> [Given material]
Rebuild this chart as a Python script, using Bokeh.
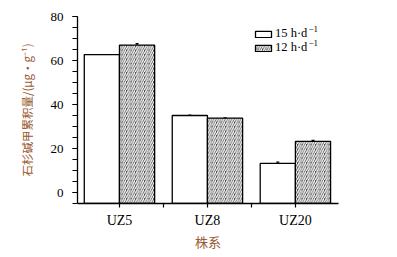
from bokeh.plotting import figure
from bokeh.models import ColumnDataSource, Legend, LegendItem, FixedTicker, Whisker, Range1d, Label
from bokeh.embed import file_html
from bokeh.resources import INLINE

strains = ["UZ5", "UZ8", "UZ20"]
val_15h = [62.7, 35.0, 13.2]
val_12h = [67.0, 33.8, 23.2]
err_15h = [0.0, 0.0, 0.6]
err_12h = [0.7, 0.0, 0.5]
series_labels = ["15 h\u00b7d", "12 h\u00b7d"]
series_sup = "\u22121"
y_ticks = [0, 20, 40, 60, 80]

SERIF = "Liberation Serif"
BROWN = "#9a5a32"

xs = [1, 2, 3]
w = 0.4
base = -5
X0, X1, Y0, Y1 = 0.523, 3.49, base, 80

p = figure(width=397, height=257, output_backend="svg", toolbar_location=None,
           x_range=Range1d(X0, X1), y_range=Range1d(Y0, Y1),
           min_border_left=77, min_border_right=59, min_border_top=16, min_border_bottom=54)
p.outline_line_color = None
p.xgrid.visible = False
p.ygrid.visible = False
p.background_fill_color = "white"

src15 = ColumnDataSource(dict(x=[x - w / 2 for x in xs], top=val_15h,
                              up=[v + e for v, e in zip(val_15h, err_15h)],
                              lo=[v - e for v, e in zip(val_15h, err_15h)]))
src12 = ColumnDataSource(dict(x=[x + w / 2 for x in xs], top=val_12h,
                              up=[v + e for v, e in zip(val_12h, err_12h)],
                              lo=[v - e for v, e in zip(val_12h, err_12h)]))

r15 = p.vbar(x="x", top="top", bottom=base, width=w, source=src15,
             fill_color="white", line_color="black", line_width=1.3)
r12 = p.vbar(x="x", top="top", bottom=base, width=w, source=src12,
             fill_color="#454545", line_color="black", line_width=1.3,
             hatch_pattern="/", hatch_color="white", hatch_scale=4.5, hatch_weight=1.3)

for s in (src15, src12):
    wk = Whisker(base="x", upper="up", lower="lo", source=s, line_color="black", line_width=1.3)
    wk.upper_head.size = 3
    wk.lower_head.size = 3
    wk.upper_head.line_width = 1.3
    wk.lower_head.line_width = 1.3
    p.add_layout(wk)

# axes
p.yaxis.ticker = FixedTicker(ticks=y_ticks, minor_ticks=list(range(-5, 81, 5)))
p.yaxis.major_tick_out = 5
p.yaxis.major_tick_in = 0
p.yaxis.minor_tick_out = 5
p.yaxis.minor_tick_in = 0
p.yaxis.axis_line_width = 1.3
p.yaxis.major_tick_line_width = 1.2
p.yaxis.minor_tick_line_width = 1.2
p.yaxis.major_label_text_font = SERIF
p.yaxis.major_label_text_font_size = "13px"
p.yaxis.major_label_text_color = "black"
p.yaxis.major_label_standoff = 9
p.yaxis.axis_label = "石杉碱甲累积量/(μg·g⁻¹)"
p.yaxis.axis_label_text_font = "Noto Sans CJK SC"
p.yaxis.axis_label_text_font_style = "normal"
p.yaxis.axis_label_text_font_size = "11.5px"
p.yaxis.axis_label_text_color = BROWN
p.yaxis.axis_label_standoff = 13

p.xaxis.ticker = FixedTicker(ticks=[1, 1.5, 2, 2.5, 3])
p.xaxis.major_label_overrides = {1: strains[0], 1.5: "", 2: strains[1], 2.5: "", 3: strains[2]}
p.xaxis.major_tick_out = 4
p.xaxis.major_tick_in = 0
p.xaxis.minor_tick_out = 0
p.xaxis.minor_tick_in = 0
p.xaxis.axis_line_width = 1.3
p.xaxis.major_tick_line_width = 1.2
p.xaxis.major_label_text_font = SERIF
p.xaxis.major_label_text_font_size = "14px"
p.xaxis.major_label_text_color = "black"
p.xaxis.major_label_standoff = 5
p.xaxis.axis_label = "株系"
p.xaxis.axis_label_text_font = "Noto Sans CJK SC"
p.xaxis.axis_label_text_font_style = "normal"
p.xaxis.axis_label_text_font_size = "13px"
p.xaxis.axis_label_text_color = BROWN
p.xaxis.axis_label_standoff = 1

# legend: one Legend per row so rows sit close together
def px_to_x(sx):
    return X0 + (sx - 77) / 261 * (X1 - X0)

def px_to_y(sy):
    return Y1 - (sy - 16) / 187 * (Y1 - Y0)

ROW = 14
for i, (r, lab) in enumerate(zip((r15, r12), series_labels)):
    lg = Legend(items=[LegendItem(label=lab, renderers=[r])],
                location=(176, 162 - ROW * i))
    lg.glyph_width = 20
    lg.glyph_height = 8
    lg.label_height = 8
    lg.label_standoff = 2
    lg.spacing = 0
    lg.padding = 0
    lg.margin = 0
    lg.border_line_color = None
    lg.background_fill_alpha = 0
    lg.label_text_font = SERIF
    lg.label_text_font_size = "12.5px"
    lg.label_text_color = "black"
    p.add_layout(lg, "center")
    p.add_layout(Label(x=px_to_x(308), y=px_to_y(31 + ROW * i), text=series_sup,
                       text_font=SERIF, text_font_size="9px", text_color="black",
                       text_baseline="bottom", text_align="left"))

open("out.html", "w").write(file_html(p, INLINE))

> [What the exercise asks]
Every line above should be repeated exactly; pictures stay out of the copy.

> [Full output]
Rebuild this chart as a Python script, using Bokeh.
from bokeh.plotting import figure
from bokeh.models import ColumnDataSource, Legend, LegendItem, FixedTicker, Whisker, Range1d, Label
from bokeh.embed import file_html
from bokeh.resources import INLINE

strains = ["UZ5", "UZ8", "UZ20"]
val_15h = [62.7, 35.0, 13.2]
val_12h = [67.0, 33.8, 23.2]
err_15h = [0.0, 0.0, 0.6]
err_12h = [0.7, 0.0, 0.5]
series_labels = ["15 h\u00b7d", "12 h\u00b7d"]
series_sup = "\u22121"
y_ticks = [0, 20, 40, 60, 80]

SERIF = "Liberation Serif"
BROWN = "#9a5a32"

xs = [1, 2, 3]
w = 0.4
base = -5
X0, X1, Y0, Y1 = 0.523, 3.49, base, 80

p = figure(width=397, height=257, output_backend="svg", toolbar_location=None,
           x_range=Range1d(X0, X1), y_range=Range1d(Y0, Y1),
           min_border_left=77, min_border_right=59, min_border_top=16, min_border_bottom=54)
p.outline_line_color = None
p.xgrid.visible = False
p.ygrid.visible = False
p.background_fill_color = "white"

src15 = ColumnDataSource(dict(x=[x - w / 2 for x in xs], top=val_15h,
                              up=[v + e for v, e in zip(val_15h, err_15h)],
                              lo=[v - e for v, e in zip(val_15h, err_15h)]))
src12 = ColumnDataSource(dict(x=[x + w / 2 for x in xs], top=val_12h,
                              up=[v + e for v, e in zip(val_12h, err_12h)],
                              lo=[v - e for v, e in zip(val_12h, err_12h)]))

r15 = p.vbar(x="x", top="top", bottom=base, width=w, source=src15,
             fill_color="white", line_color="black", line_width=1.3)
r12 = p.vbar(x="x", top="top", bottom=base, width=w, source=src12,
             fill_color="#454545", line_color="black", line_width=1.3,
             hatch_pattern="/", hatch_color="white", hatch_scale=4.5, hatch_weight=1.3)

for s in (src15, src12):
    wk = Whisker(base="x", upper="up", lower="lo", source=s, line_color="black", line_width=1.3)
    wk.upper_head.size = 3
    wk.lower_head.size = 3
    wk.upper_head.line_width = 1.3
    wk.lower_head.line_width = 1.3
    p.add_layout(wk)

# axes
p.yaxis.ticker = FixedTicker(ticks=y_ticks, minor_ticks=list(range(-5, 81, 5)))
p.yaxis.major_tick_out = 5
p.yaxis.major_tick_in = 0
p.yaxis.minor_tick_out = 5
p.yaxis.minor_tick_in = 0
p.yaxis.axis_line_width = 1.3
p.yaxis.major_tick_line_width = 1.2
p.yaxis.minor_tick_line_width = 1.2
p.yaxis.major_label_text_font = SERIF
p.yaxis.major_label_text_font_size = "13px"
p.yaxis.major_label_text_color = "black"
p.yaxis.major_label_standoff = 9
p.yaxis.axis_label = "石杉碱甲累积量/(μg·g⁻¹)"
p.yaxis.axis_label_text_font = "Noto Sans CJK SC"
p.yaxis.axis_label_text_font_style = "normal"
p.yaxis.axis_label_text_font_size = "11.5px"
p.yaxis.axis_label_text_color = BROWN
p.yaxis.axis_label_standoff = 13

p.xaxis.ticker = FixedTicker(ticks=[1, 1.5, 2, 2.5, 3])
p.xaxis.major_label_overrides = {1: strains[0], 1.5: "", 2: strains[1], 2.5: "", 3: strains[2]}
p.xaxis.major_tick_out = 4
p.xaxis.major_tick_in = 0
p.xaxis.minor_tick_out = 0
p.xaxis.minor_tick_in = 0
p.xaxis.axis_line_width = 1.3
p.xaxis.major_tick_line_width = 1.2
p.xaxis.major_label_text_font = SERIF
p.xaxis.major_label_text_font_size = "14px"
p.xaxis.major_label_text_color = "black"
p.xaxis.major_label_standoff = 5
p.xaxis.axis_label = "株系"
p.xaxis.axis_label_text_font = "Noto Sans CJK SC"
p.xaxis.axis_label_text_font_style = "normal"
p.xaxis.axis_label_text_font_size = "13px"
p.xaxis.axis_label_text_color = BROWN
p.xaxis.axis_label_standoff = 1

# legend: one Legend per row so rows sit close together
def px_to_x(sx):
    return X0 + (sx - 77) / 261 * (X1 - X0)

def px_to_y(sy):
    return Y1 - (sy - 16) / 187 * (Y1 - Y0)

ROW = 14
for i, (r, lab) in enumerate(zip((r15, r12), series_labels)):
    lg = Legend(items=[LegendItem(label=lab, renderers=[r])],
                location=(176, 162 - ROW * i))
    lg.glyph_width = 20
    lg.glyph_height = 8
    lg.label_height = 8
    lg.label_standoff = 2
    lg.spacing = 0
    lg.padding = 0
    lg.margin = 0
    lg.border_line_color = None
    lg.background_fill_alpha = 0
    lg.label_text_font = SERIF
    lg.label_text_font_size = "12.5px"
    lg.label_text_color = "black"
    p.add_layout(lg, "center")
    p.add_layout(Label(x=px_to_x(308), y=px_to_y(31 + ROW * i), text=series_sup,
                       text_font=SERIF, text_font_size="9px", text_color="black",
                       text_baseline="bottom", text_align="left"))

open("out.html", "w").write(file_html(p, INLINE))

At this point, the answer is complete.